Interoperability
From Controlled Environments to Uncontrolled Reality
The rapid surge of consumer electronics flooding the market has created a tangled landscape of interoperability challenges. In the race to meet demand and outpace competitors, some manufacturers have introduced products not necessarily adhering to the stringent performance limits required to bring the majority of mixed signal transmissions across a truly “fully functional” finish 
line. This erosion of precision and compliance often produces devices that seem to perform adequately in isolated testing yet falter when integrated into diverse system environments, particularly alongside more advanced, high-performance components, ultimately compromising seamless operation and long-term reliably.
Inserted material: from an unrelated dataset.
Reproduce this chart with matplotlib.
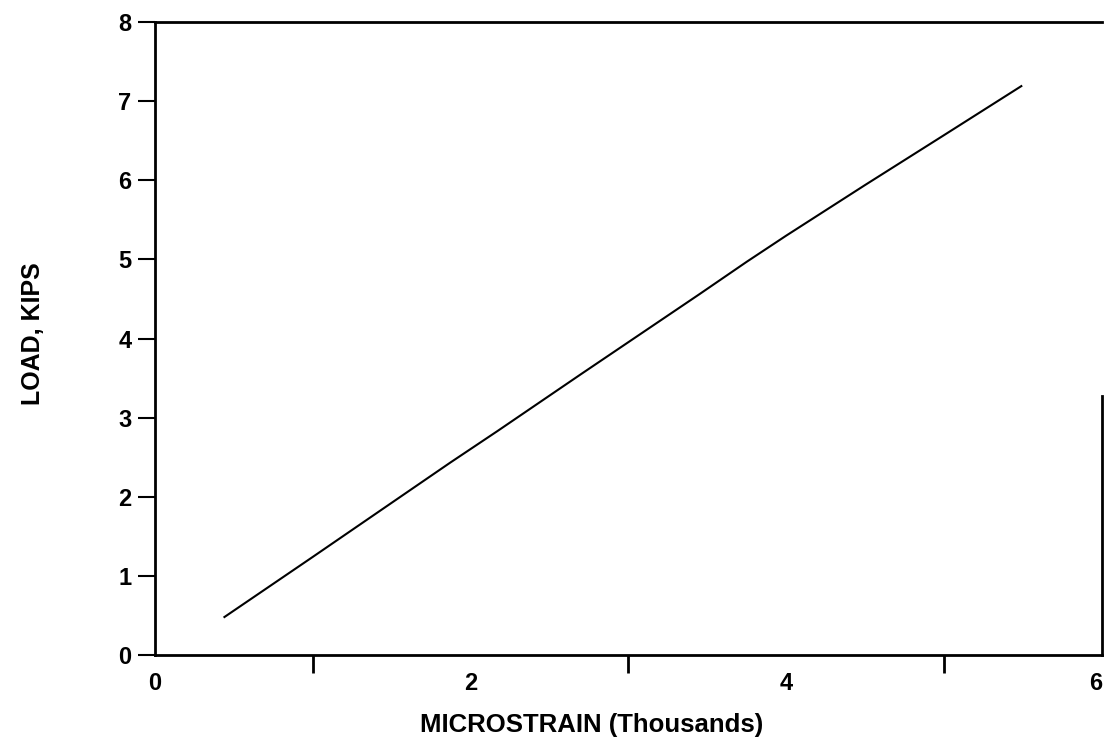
import numpy as np
import matplotlib.pyplot as plt

# Load vs. strain readings
microstrain = [0.44, 1.0, 1.87, 2.17, 2.7, 3.45, 3.75, 4.0, 4.5, 5.0, 5.49]  # thousands
load_kips = [0.48, 1.24, 2.43, 2.83, 3.55, 4.56, 4.97, 5.30, 5.94, 6.57, 7.19]

x_labels = [0, 2, 4, 6]
x_minor = [0, 1, 3, 5, 6]
y_ticks = [0, 1, 2, 3, 4, 5, 6, 7, 8]

plt.rcParams['font.family'] = ['Liberation Sans', 'DejaVu Sans']
plt.rcParams['font.weight'] = 'bold'

fig = plt.figure(figsize=(11.04, 7.54), dpi=100)
ax = fig.add_axes([0.1404, 0.1313, 0.8576, 0.8395])

ax.plot(microstrain, load_kips, color='black', linewidth=1.5)

ax.set_xlim(0, 6)
ax.set_ylim(0, 8)

ax.set_xticks(x_labels)
ax.set_xticks(x_minor, minor=True)
ax.set_yticks(y_ticks)
ax.tick_params(axis='x', which='major', length=0, pad=12, labelsize=17)
ax.tick_params(axis='x', which='minor', length=13, width=2, direction='out')
ax.tick_params(axis='y', length=12, width=1.5, direction='out', pad=5, labelsize=17)
# keep the last x label inside the figure
ax.get_xticklabels()[-1].set_horizontalalignment('right')

for side in ['left', 'bottom', 'top', 'right']:
    ax.spines[side].set_linewidth(2)
ax.spines['right'].set_bounds(0, 3.27)

ax.set_xlabel('MICROSTRAIN (Thousands)', fontsize=18.5, fontweight='bold')
ax.set_ylabel('LOAD, KIPS', fontsize=18, fontweight='bold')
ax.xaxis.set_label_coords(0.461, -0.091)
ax.yaxis.set_label_coords(-0.116, 0.507)

plt.savefig('out.png', dpi=100)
This shift has compelled test facilities to broaden their processes and procedures, incorporating a comprehensive interoperability testing stage that has now become a cornerstone in validating modern electronic systems. This is especially critical in sectors such as consumer electronics, networking, and audiovisual integration, where a multitude of devices and protocols must operate together flawlessly.
But in practice, achieving this requires a balance of controlled laboratory instrumentation testing and real-world operational validation. Each approach targets different failure modes, and together they form a comprehensive assurance strategy.
Laboratory-Based Instrumentation Testing
Test instrumentation provides a controlled environment where variables can be precisely measured, manipulated, and repeated. Using dedicated test equipment, such as bit error rate testers (BERTs), eye pattern analyzers, signal integrity oscilloscopes, protocol analyzers, and compliance testers, engineers can evaluate a device’s performance against strict protocol specifications.
In the context of HDMI, DisplayPort, USB, or similar high-speed mixed signal interfaces, instrumentation allows for:
• Quantitative measurements such as rise/fall times, jitter margins, crosstalk levels, and noise immunity.
• Stress testing by introducing impairments (attenuation, skew, inter-symbol interference, or EMI) beyond nominal operational limits to reveal vulnerabilities.
• Repeatability in failure analysis, where identical conditions can be re-applied to verify fixes.
• Standards compliance verification, ensuring signals and protocols match the precise tolerances defined by governing bodies.
A key advantage to instrumentation is isolation, specific parameters can be stressed without the influence of unrelated variables. For instance, a 12 Gbps per-channel HDMI link can be evaluated purely for jitter tolerance without interference from unrelated firmware behavior.
However, instrumentation tests are by nature idealized: the device under test (DUT) interacts with precise, calibrated signals that rarely reflect the variability and the chaos it can put into a customer’s home or office environment.
Real-Life Operational Testing
Once a product passes lab-based evaluation, it must be proven in operational environments where variables multiply and unpredictability rules. Real-life interoperability testing places the DUT into scenarios with commercially available devices, cables, and environmental factors, elements that instrumentation cannot fully simulate.
Examples include:
• Connecting an HDMI cables to a wide range of source and sink devices from different manufacturers and production years.
• Using both premium and budget electronic products.
• Operating the system alongside real-world electromagnetic interference sources like Wi-Fi routers, computer related systems, or switching power supplies.
• Introducing firmware quirks from third-party devices that still technically meet the specification but exhibit edge-case timing, signaling behavior or system grounding.
Operational testing often uncovers hidden interoperability failures, those that pass in the lab but surface in customer hands. These could be due to subtle protocol interpretation differences, signal margin erosion from long cable runs, or borderline compliance in one device interacting with borderline compliance in another.
Importantly, real-world testing helps assess user experience: ease of setup, resilience to hot-plug events, recovery after power cycles, and consistent behavior across various brands and generations.
Neither instrumentation nor real-world testing is sufficient on its own. Laboratory tests confirm that a design meets baseline compliance and margin requirements, providing confidence that it should work with other compliant devices. Real-world testing validates that it does work, even under the unpredictable conditions of actual use.
An effective interoperability testing strategy follows this pattern:
1. Instrumented Validation – Confirm compliance, performance margins, and immunity to stressed conditions.
2. Operational Validation – Expose the DUT to a matrix of real devices, cables, environments, and usage patterns.
3. Feedback Loop – Issues found in operational testing are reproduced under instrumentation to identify and resolve root causes.
4. Iterative Refinement – Adjust designs, firmware, or tolerances, then repeat both test phases.
This combined approach not only reduces the risk of field failures, but also boosts customer satisfaction, lowers product returns, and reinforces brand trust. Over time, DPL Labs® has identified recurring anomalies through its testing R&D and, in response, has developed an additional procedure dedicated specifically to interoperability issues. This procedure is now a formal part of the DPL Labs® 48G Enhanced Reference Standard Platform. Known as 
“Lab to Live™,” this expanded testing methodology is designed to bridge the gap between controlled laboratory validation and unpredictable real-world operation, ensuring products perform seamlessly in both environments.